TASK REQUIREMENTS: Take the lines from the head of the listing through the one bearing "df_a = pd.DataFrame(rows)" and copy them exactly, leaving every picture out.

☆ ☆ ☆

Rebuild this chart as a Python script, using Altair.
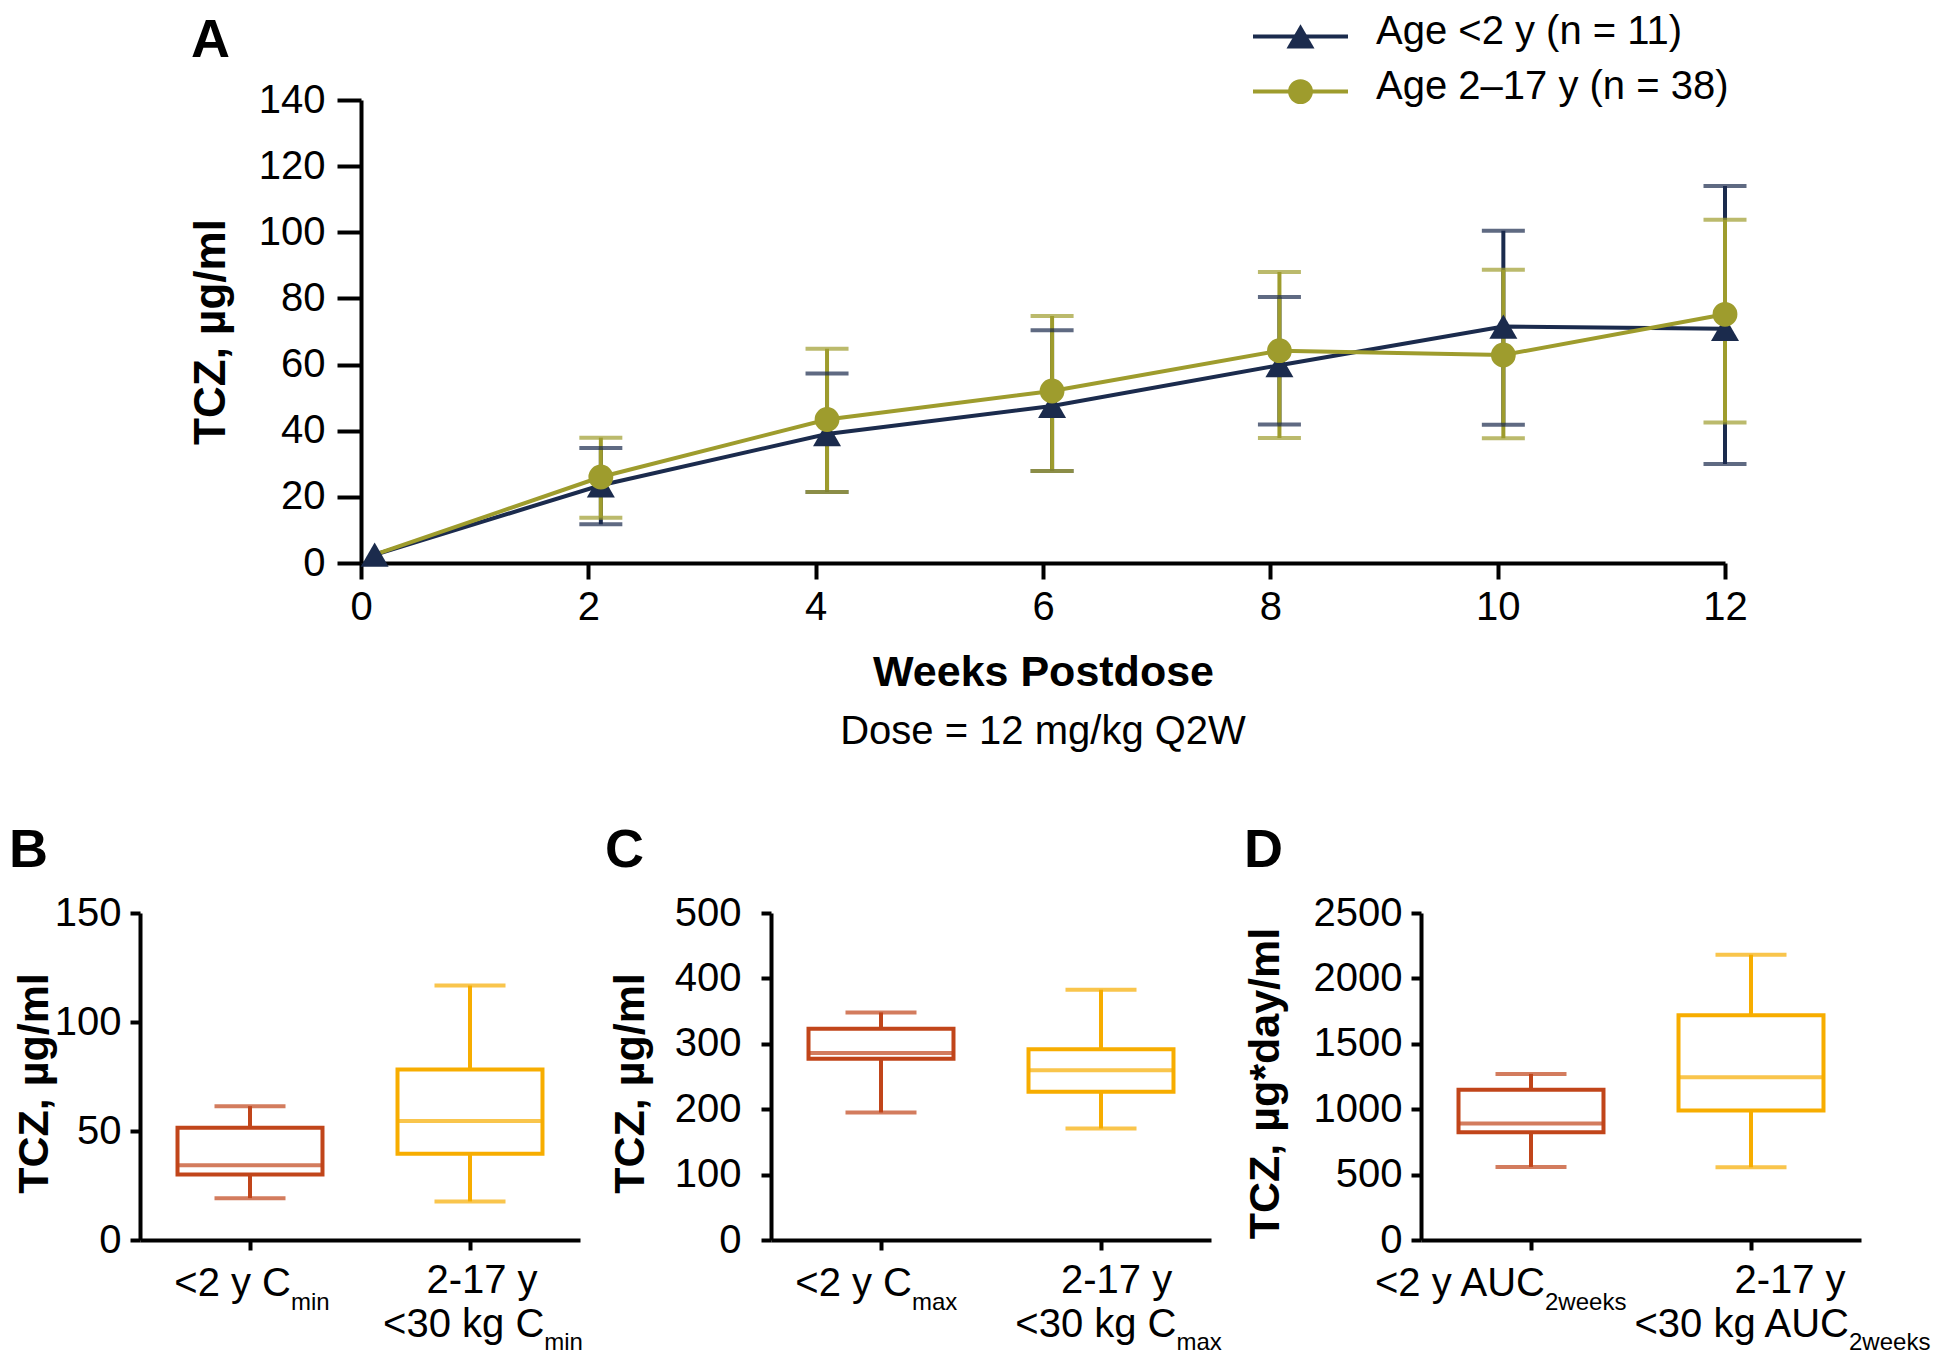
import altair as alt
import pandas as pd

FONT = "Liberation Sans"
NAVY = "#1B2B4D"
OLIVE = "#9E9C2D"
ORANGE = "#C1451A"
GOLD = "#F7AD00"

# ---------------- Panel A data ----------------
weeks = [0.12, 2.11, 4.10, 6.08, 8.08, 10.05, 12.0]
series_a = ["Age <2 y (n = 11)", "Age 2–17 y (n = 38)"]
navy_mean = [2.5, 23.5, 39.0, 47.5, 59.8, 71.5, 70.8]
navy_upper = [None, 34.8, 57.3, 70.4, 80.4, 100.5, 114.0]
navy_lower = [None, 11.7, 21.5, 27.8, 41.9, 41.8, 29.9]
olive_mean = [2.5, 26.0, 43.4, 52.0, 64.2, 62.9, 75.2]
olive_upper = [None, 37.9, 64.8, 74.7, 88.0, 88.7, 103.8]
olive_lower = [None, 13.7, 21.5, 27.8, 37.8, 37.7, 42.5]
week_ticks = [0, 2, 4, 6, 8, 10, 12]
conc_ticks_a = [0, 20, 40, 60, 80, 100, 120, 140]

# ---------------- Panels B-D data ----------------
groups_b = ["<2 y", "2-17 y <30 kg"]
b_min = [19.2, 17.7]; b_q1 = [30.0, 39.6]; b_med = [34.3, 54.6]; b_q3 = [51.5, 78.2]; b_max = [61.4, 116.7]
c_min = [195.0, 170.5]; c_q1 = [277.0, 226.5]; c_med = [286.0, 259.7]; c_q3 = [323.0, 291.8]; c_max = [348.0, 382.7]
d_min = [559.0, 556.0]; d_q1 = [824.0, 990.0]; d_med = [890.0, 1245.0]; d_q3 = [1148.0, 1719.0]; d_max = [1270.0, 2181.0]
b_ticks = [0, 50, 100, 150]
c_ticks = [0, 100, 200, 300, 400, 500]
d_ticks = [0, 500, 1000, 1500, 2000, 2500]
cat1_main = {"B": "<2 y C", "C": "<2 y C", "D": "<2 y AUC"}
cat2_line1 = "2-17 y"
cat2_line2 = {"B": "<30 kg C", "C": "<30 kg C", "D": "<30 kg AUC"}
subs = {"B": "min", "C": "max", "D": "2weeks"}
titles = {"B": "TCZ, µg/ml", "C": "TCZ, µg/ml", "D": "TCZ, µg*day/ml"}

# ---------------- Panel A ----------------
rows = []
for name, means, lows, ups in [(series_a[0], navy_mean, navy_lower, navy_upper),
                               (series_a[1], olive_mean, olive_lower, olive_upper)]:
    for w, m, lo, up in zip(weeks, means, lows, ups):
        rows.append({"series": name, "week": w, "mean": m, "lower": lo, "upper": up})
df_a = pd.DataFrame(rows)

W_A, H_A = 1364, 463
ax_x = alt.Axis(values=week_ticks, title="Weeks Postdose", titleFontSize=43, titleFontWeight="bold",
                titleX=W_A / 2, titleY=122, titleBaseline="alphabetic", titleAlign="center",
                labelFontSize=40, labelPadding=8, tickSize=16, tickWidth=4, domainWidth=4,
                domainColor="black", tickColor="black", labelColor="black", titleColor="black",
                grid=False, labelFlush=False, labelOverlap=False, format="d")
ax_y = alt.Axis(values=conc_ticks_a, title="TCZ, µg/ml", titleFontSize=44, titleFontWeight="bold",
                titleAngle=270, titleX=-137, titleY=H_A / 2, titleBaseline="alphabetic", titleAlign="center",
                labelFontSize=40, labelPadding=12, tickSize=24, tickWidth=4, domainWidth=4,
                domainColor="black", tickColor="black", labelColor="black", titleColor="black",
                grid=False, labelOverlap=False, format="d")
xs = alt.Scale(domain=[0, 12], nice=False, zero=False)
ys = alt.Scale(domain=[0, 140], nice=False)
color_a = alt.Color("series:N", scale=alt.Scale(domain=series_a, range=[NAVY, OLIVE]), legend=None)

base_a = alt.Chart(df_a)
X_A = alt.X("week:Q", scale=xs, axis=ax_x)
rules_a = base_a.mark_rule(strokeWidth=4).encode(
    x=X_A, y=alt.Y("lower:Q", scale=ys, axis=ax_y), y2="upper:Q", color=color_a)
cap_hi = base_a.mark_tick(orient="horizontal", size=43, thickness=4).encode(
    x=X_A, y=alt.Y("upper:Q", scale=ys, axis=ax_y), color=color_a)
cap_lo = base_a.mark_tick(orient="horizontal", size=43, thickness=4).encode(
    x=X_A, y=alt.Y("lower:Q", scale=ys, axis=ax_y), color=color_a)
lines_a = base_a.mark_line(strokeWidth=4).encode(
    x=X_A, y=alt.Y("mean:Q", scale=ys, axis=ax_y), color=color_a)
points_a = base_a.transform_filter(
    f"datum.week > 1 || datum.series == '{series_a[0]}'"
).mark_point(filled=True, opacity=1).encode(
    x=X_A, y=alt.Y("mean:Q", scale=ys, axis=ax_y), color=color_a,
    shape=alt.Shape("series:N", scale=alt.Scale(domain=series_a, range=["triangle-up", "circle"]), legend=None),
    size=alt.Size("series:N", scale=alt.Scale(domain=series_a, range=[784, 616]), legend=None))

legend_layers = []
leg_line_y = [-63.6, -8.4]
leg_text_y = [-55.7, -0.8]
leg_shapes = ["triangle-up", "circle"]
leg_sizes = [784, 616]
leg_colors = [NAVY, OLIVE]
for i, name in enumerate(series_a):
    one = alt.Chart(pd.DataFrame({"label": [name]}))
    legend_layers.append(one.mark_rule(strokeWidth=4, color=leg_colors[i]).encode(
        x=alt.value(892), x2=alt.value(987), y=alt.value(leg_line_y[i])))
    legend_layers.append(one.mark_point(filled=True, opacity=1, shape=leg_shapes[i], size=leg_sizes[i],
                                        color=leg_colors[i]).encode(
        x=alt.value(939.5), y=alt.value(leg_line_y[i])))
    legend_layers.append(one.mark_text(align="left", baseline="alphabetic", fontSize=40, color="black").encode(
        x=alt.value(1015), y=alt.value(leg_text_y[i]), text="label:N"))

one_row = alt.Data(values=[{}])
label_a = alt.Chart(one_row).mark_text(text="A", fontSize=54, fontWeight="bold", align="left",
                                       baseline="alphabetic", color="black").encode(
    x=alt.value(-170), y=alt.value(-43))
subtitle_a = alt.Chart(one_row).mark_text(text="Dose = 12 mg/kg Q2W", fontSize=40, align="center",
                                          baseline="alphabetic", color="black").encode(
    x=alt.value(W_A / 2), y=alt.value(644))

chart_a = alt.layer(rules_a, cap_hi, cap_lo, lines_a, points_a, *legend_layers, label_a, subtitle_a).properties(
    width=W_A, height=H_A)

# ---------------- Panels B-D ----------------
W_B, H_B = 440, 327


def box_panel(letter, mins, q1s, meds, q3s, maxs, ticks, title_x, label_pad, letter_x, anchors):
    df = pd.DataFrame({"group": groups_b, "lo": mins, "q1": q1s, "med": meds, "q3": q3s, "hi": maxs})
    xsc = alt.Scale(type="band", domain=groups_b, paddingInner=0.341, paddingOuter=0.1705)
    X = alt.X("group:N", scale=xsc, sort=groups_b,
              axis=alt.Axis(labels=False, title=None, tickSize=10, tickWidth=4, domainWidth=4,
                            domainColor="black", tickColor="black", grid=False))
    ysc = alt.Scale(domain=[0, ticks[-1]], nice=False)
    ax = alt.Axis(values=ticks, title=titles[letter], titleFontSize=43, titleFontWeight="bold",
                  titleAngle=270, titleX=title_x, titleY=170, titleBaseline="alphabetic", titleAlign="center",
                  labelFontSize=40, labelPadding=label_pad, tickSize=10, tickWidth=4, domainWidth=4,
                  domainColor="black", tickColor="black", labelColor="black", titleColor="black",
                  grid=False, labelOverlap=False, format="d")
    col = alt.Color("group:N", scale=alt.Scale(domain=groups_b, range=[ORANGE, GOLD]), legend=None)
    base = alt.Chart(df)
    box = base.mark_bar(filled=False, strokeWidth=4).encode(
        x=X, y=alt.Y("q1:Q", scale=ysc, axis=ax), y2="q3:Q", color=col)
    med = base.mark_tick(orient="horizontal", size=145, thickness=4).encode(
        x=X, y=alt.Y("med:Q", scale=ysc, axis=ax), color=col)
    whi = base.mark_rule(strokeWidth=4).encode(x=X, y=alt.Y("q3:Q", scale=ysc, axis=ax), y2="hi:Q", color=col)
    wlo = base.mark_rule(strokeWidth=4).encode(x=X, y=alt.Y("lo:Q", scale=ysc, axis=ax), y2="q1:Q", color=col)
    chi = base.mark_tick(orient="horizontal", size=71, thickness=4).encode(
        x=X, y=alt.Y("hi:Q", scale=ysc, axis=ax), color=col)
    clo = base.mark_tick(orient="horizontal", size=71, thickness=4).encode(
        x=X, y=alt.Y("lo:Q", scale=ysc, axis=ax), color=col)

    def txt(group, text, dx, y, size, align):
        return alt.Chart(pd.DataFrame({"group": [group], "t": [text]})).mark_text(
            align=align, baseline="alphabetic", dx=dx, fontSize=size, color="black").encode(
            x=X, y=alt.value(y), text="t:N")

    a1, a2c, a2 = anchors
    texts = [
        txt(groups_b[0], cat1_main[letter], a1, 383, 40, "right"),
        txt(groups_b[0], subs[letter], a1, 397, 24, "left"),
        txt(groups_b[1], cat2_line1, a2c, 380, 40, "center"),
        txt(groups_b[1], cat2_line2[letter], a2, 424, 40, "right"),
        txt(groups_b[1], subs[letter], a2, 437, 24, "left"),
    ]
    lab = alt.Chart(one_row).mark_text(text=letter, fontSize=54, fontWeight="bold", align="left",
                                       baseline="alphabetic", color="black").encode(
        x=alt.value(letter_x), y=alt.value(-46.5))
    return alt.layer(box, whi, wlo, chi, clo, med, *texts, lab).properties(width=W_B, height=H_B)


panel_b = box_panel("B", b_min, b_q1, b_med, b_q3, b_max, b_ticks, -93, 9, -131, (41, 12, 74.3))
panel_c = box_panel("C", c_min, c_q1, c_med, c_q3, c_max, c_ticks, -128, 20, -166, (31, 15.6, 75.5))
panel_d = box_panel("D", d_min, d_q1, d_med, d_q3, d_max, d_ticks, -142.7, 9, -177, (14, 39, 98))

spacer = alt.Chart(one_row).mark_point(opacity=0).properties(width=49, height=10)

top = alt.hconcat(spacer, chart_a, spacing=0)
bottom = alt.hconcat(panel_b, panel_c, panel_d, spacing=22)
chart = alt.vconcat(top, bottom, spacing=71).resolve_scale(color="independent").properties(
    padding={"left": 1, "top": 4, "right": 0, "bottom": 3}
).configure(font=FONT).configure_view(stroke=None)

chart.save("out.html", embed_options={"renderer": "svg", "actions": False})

☆ ☆ ☆

RESPONSE:
Rebuild this chart as a Python script, using Altair.
import altair as alt
import pandas as pd

FONT = "Liberation Sans"
NAVY = "#1B2B4D"
OLIVE = "#9E9C2D"
ORANGE = "#C1451A"
GOLD = "#F7AD00"

# ---------------- Panel A data ----------------
weeks = [0.12, 2.11, 4.10, 6.08, 8.08, 10.05, 12.0]
series_a = ["Age <2 y (n = 11)", "Age 2–17 y (n = 38)"]
navy_mean = [2.5, 23.5, 39.0, 47.5, 59.8, 71.5, 70.8]
navy_upper = [None, 34.8, 57.3, 70.4, 80.4, 100.5, 114.0]
navy_lower = [None, 11.7, 21.5, 27.8, 41.9, 41.8, 29.9]
olive_mean = [2.5, 26.0, 43.4, 52.0, 64.2, 62.9, 75.2]
olive_upper = [None, 37.9, 64.8, 74.7, 88.0, 88.7, 103.8]
olive_lower = [None, 13.7, 21.5, 27.8, 37.8, 37.7, 42.5]
week_ticks = [0, 2, 4, 6, 8, 10, 12]
conc_ticks_a = [0, 20, 40, 60, 80, 100, 120, 140]

# ---------------- Panels B-D data ----------------
groups_b = ["<2 y", "2-17 y <30 kg"]
b_min = [19.2, 17.7]; b_q1 = [30.0, 39.6]; b_med = [34.3, 54.6]; b_q3 = [51.5, 78.2]; b_max = [61.4, 116.7]
c_min = [195.0, 170.5]; c_q1 = [277.0, 226.5]; c_med = [286.0, 259.7]; c_q3 = [323.0, 291.8]; c_max = [348.0, 382.7]
d_min = [559.0, 556.0]; d_q1 = [824.0, 990.0]; d_med = [890.0, 1245.0]; d_q3 = [1148.0, 1719.0]; d_max = [1270.0, 2181.0]
b_ticks = [0, 50, 100, 150]
c_ticks = [0, 100, 200, 300, 400, 500]
d_ticks = [0, 500, 1000, 1500, 2000, 2500]
cat1_main = {"B": "<2 y C", "C": "<2 y C", "D": "<2 y AUC"}
cat2_line1 = "2-17 y"
cat2_line2 = {"B": "<30 kg C", "C": "<30 kg C", "D": "<30 kg AUC"}
subs = {"B": "min", "C": "max", "D": "2weeks"}
titles = {"B": "TCZ, µg/ml", "C": "TCZ, µg/ml", "D": "TCZ, µg*day/ml"}

# ---------------- Panel A ----------------
rows = []
for name, means, lows, ups in [(series_a[0], navy_mean, navy_lower, navy_upper),
                               (series_a[1], olive_mean, olive_lower, olive_upper)]:
    for w, m, lo, up in zip(weeks, means, lows, ups):
        rows.append({"series": name, "week": w, "mean": m, "lower": lo, "upper": up})
df_a = pd.DataFrame(rows)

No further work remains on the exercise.